Sif
- Merged into: Unionen
- Founded: 1920
- Dissolved: 2008
- Headquarters: Stockholm, Sweden
- Location: Sweden;
- Members: 350,000
- Affiliations: TCO, UNI

= Swedish Union of Clerical and Technical Employees in Industry =

Trade union in Sweden

The Swedish Union of Clerical and Technical Employees in Industry (Sif, formerly Svenska Industritjänstemannaförbundet) was the largest trade union for white-collar workers in Sweden.

Founded on 21 June 1920 at a conference in Jönköping, the union set up headquarters in Malmö, but moved to Stockholm in 1932. It stated its primary goal as being "to guarantee a good working life for its members". A main priority was taking part in the collective bargaining process. Workplace health and safety issues, competence and career issues were other major concerns. The organization also played an active part lobbying politicians in the interest of its members.

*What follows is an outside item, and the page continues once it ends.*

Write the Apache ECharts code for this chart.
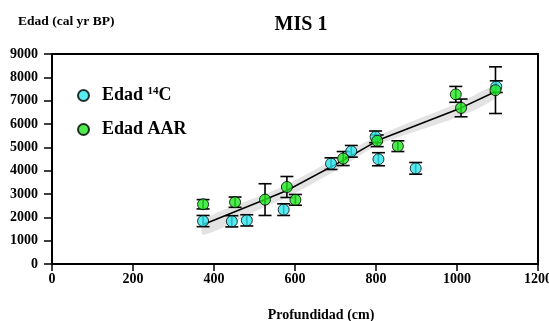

On formation, the union had just 653 members. It grew steadily, absorbing the Association of Stockholm Technicians in 1930, the Association of Timber Industry Employees in 1937, the National Association of Oil Employees in 1938, and the Swedish Association of Works Employees in 1940. It had 36,500 members in 1945, 107,136 in 1960, and a peak of 305,297 in 2001. The members worked in the private sector, in companies that operated in areas including IT, telecom, construction, manufacturing and research and development. A small number was self-employed. Membership was also open to students. Around 40 percent of the members were women, as was the final President, Mari-Ann Krantz, who after the fusion with HTF became the first President of Unionen.

The organization was not only one of the largest labour unions in Sweden, it was also one of the wealthiest. It had funds worth several hundred million dollars, allowing the union to set aside substantial money for large ad campaigns with the object of recruiting new members.

The organization had in the end of its existence 20 Regional Divisions with 23 local offices around Sweden and approximately 2.500 local union branches in the workplaces. About half the members did not belong to a local branch but could turn to a workplace representative acting as a point of contact and a channel for information.

The highest decision-making body was the Congress, held every four years. It consisted of 180 elected representatives from the workplaces. The Congress elected the 11 representatives of the Sif Executive.

The Swedish Union of Clerical and Technical Employees in Industry maintained independence from party politics. The organization was an affiliate of the Swedish Confederation of Professional Employees. It was also a member of several international industrial federations, such as Union Network International, a federation of unions in the IT, telecom, media & entertainment and graphics sector.

In 2008, the union merged with the Swedish Union of Commercial Salaried Employees to form Unionen.